We are connected through COVID-19. If anything has shown us how connected we all are, it is this coronavirus, which strikes peasants and presidents alike. The US has 4% of the world’s population but about 20% of the cases of coronavirus. Colombia has the second highest rate of cases in Latin America. When we on this pilgrimage paid for this trip, much of our money went to preparing 200 kits to deliver to people in these six villages. These kits contained food staples such as sugar, rice, and pasta. The kits also contained hygiene packets as well as masks and hand sanitizer. Community councils in each village selected who would receive these kits, prioritizing those who had survived violence and those most in need. Distribution of these 200 kits benefitted an estimated 700 people. So our money is helping the poorest and neediest take care of themselves during this pandemic.

 

Finally, we are connected through faith. Paul’s words to the Romans resonate here: “Rejoice in hope, be patient in suffering, persevere in prayer. Contribute to the needs of the saints; extend hospitality to strangers” (Romans 12:12-13). The needs are great. Paul teaches us how to be good people of faith with each other.

 

On this trip I was continually looking for what we could do about the things we were learning. And there are some things we can do, which we will get to in the next two weeks. But we start simply by being present, by bearing witness, by meeting people and hearing their stories. We feed the hungry, give masks to those who don’t have them. We try their recipes, listen as they speak of violence and soccer games, of loss and hope, of trauma and reconciliation. We pray with them and for them. We share our communion table and our faith that God is present in and with and all around them, just as God is present in and with and all around us.

 

When people say, “Why take this pilgrimage? You can’t fix their problems. You meet strangers for one week and then you go away and never see them again.” Yes.

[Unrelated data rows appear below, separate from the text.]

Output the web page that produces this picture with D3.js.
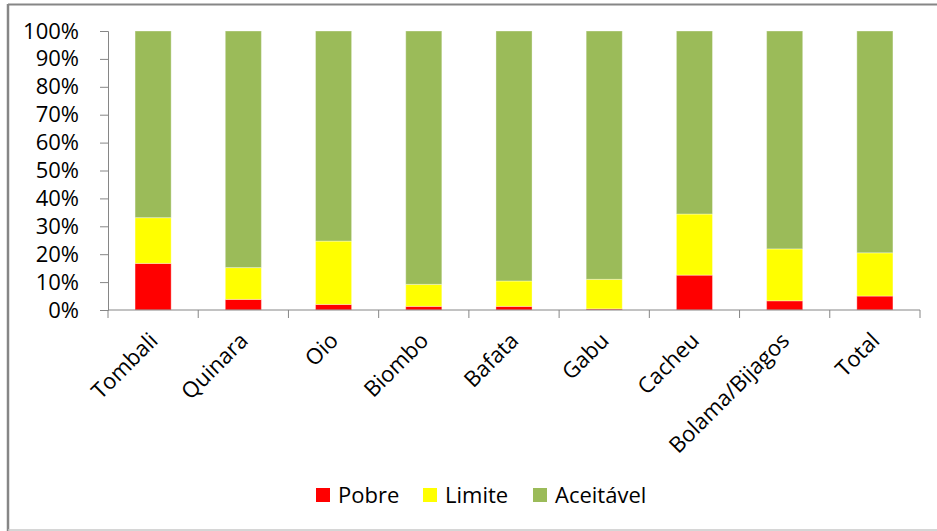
<!DOCTYPE html>
<html>
<head>
<meta charset="utf-8">
<script src="https://cdn.jsdelivr.net/npm/d3@7"></script>
<style>
  body { margin: 0; background: #fff; }
  svg { display: block; font-family: "Open Sans", "Noto Sans", sans-serif; }
</style>
</head>
<body>
<svg width="937" height="531"></svg>
<script>
var regions = ["Tombali", "Quinara", "Oio", "Biombo", "Bafata", "Gabu", "Cacheu", "Bolama/Bijagos", "Total"];
var pobre = [16.7, 3.8, 2.0, 1.3, 1.3, 0.4, 12.5, 3.3, 5.0];
var limite = [16.4, 11.4, 22.7, 7.9, 9.1, 10.6, 21.9, 18.6, 15.5];
var aceitavel = [66.9, 84.8, 75.3, 90.8, 89.6, 89.0, 65.6, 78.1, 79.5];
var seriesNames = ["Pobre", "Limite", "Aceitável"];
var yTicks = [0, 10, 20, 30, 40, 50, 60, 70, 80, 90, 100];

var svg = d3.select("svg"),
    width = +svg.attr("width"),
    height = +svg.attr("height");

var colors = d3.scaleOrdinal()
    .domain(seriesNames)
    .range(["#ff0000", "#ffff00", "#9bbb59"]);

// outer frame like the Excel chart area
svg.append("line").attr("x1", 8).attr("x2", 8).attr("y1", 4).attr("y2", 531)
    .attr("stroke", "#868686").attr("stroke-width", 2.5);
svg.append("line").attr("x1", 8).attr("x2", 937).attr("y1", 4.5).attr("y2", 4.5)
    .attr("stroke", "#868686").attr("stroke-width", 2);
svg.append("line").attr("x1", 8).attr("x2", 937).attr("y1", 530).attr("y2", 530)
    .attr("stroke", "#c8c8c8").attr("stroke-width", 1.5);

var x = d3.scaleBand()
    .domain(regions)
    .range([108, 920])
    .paddingInner(0.6)
    .paddingOuter(0.3);

var y = d3.scaleLinear()
    .domain([0, 100])
    .range([310, 31]);

var rows = regions.map(function(r, i) {
    return { region: r, "Pobre": pobre[i], "Limite": limite[i], "Aceitável": aceitavel[i] };
});
var stack = d3.stack().keys(seriesNames)(rows);

svg.append("g")
    .selectAll("g")
    .data(stack)
    .enter().append("g")
        .attr("fill", function(d) { return colors(d.key); })
    .selectAll("rect")
    .data(function(d) { return d; })
    .enter().append("rect")
        .attr("x", function(d) { return x(d.data.region); })
        .attr("y", function(d) { return y(d[1]); })
        .attr("width", x.bandwidth())
        .attr("height", function(d) { return y(d[0]) - y(d[1]); })
        .attr("stroke", "#ffffff")
        .attr("stroke-opacity", 0.35)
        .attr("stroke-width", 1);

// y axis
var yAxis = svg.append("g")
    .attr("transform", "translate(108,0)")
    .call(d3.axisLeft(y).tickValues(yTicks).tickSize(8).tickPadding(21)
        .tickFormat(function(d) { return d + "%"; }));
yAxis.select(".domain").attr("stroke", "#868686");
yAxis.selectAll(".tick line").attr("stroke", "#868686");
yAxis.selectAll("text").attr("font-size", 22).attr("fill", "#000")
    .attr("font-family", "'Open Sans', sans-serif");

// x axis with ticks between categories
var xAxis = svg.append("g").attr("transform", "translate(0,310)");
xAxis.append("line").attr("x1", 108).attr("x2", 920).attr("stroke", "#868686");
xAxis.selectAll(".sep")
    .data(d3.range(regions.length + 1))
    .enter().append("line")
        .attr("x1", function(i) { return 108 + i * (812 / regions.length); })
        .attr("x2", function(i) { return 108 + i * (812 / regions.length); })
        .attr("y1", 0).attr("y2", 8)
        .attr("stroke", "#868686");
xAxis.selectAll(".lbl")
    .data(regions)
    .enter().append("text")
        .attr("transform", function(d) {
            return "translate(" + (x(d) + x.bandwidth() / 2 + 6) + ",32) rotate(-45)";
        })
        .attr("text-anchor", "end")
        .attr("font-size", 22)
        .attr("fill", "#000")
        .text(function(d) { return d; });

// legend
var legendX = [316, 423, 533];
var legend = svg.append("g")
    .selectAll("g")
    .data(seriesNames)
    .enter().append("g")
        .attr("transform", function(d, i) { return "translate(" + legendX[i] + ",488)"; });
legend.append("rect")
    .attr("width", 14).attr("height", 14)
    .attr("fill", function(d) { return colors(d); });
legend.append("text")
    .attr("x", 22).attr("y", 15)
    .attr("font-size", 22)
    .attr("fill", "#000")
    .text(function(d) { return d; });
</script>
</body>
</html>
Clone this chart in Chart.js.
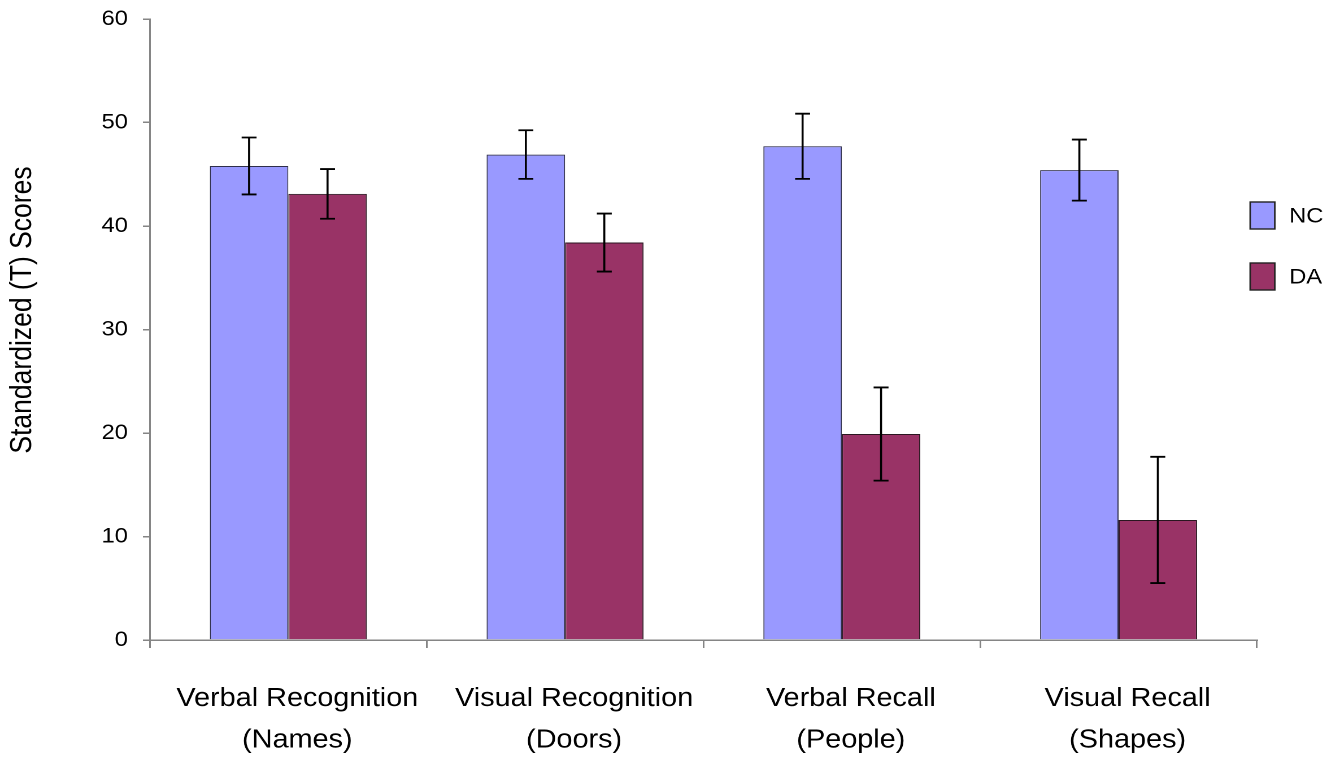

But I am changed by the experience, and so are they. I get to reflect on how my lifestyle is connected to these people thousands of miles away: all that we share in common, all that is different and horizon-expanding in my understanding of what it means to be human and a child of God. Maybe I am able to help them in some small way. And maybe they help me see the same problems in my own community and get ideas for how to be a peacemaker right where I am. We are certainly living in turbulent times, whether we are in Colombia or right here in the U.S. As Paul says, “If it is possible, so far as it depends on you, live peaceably with all” (Rom 12:18). Meeting each other and learning to love each other—connecting as fellow humans, fellow children of God—is the first step. Let us be committed to that journey. Amen.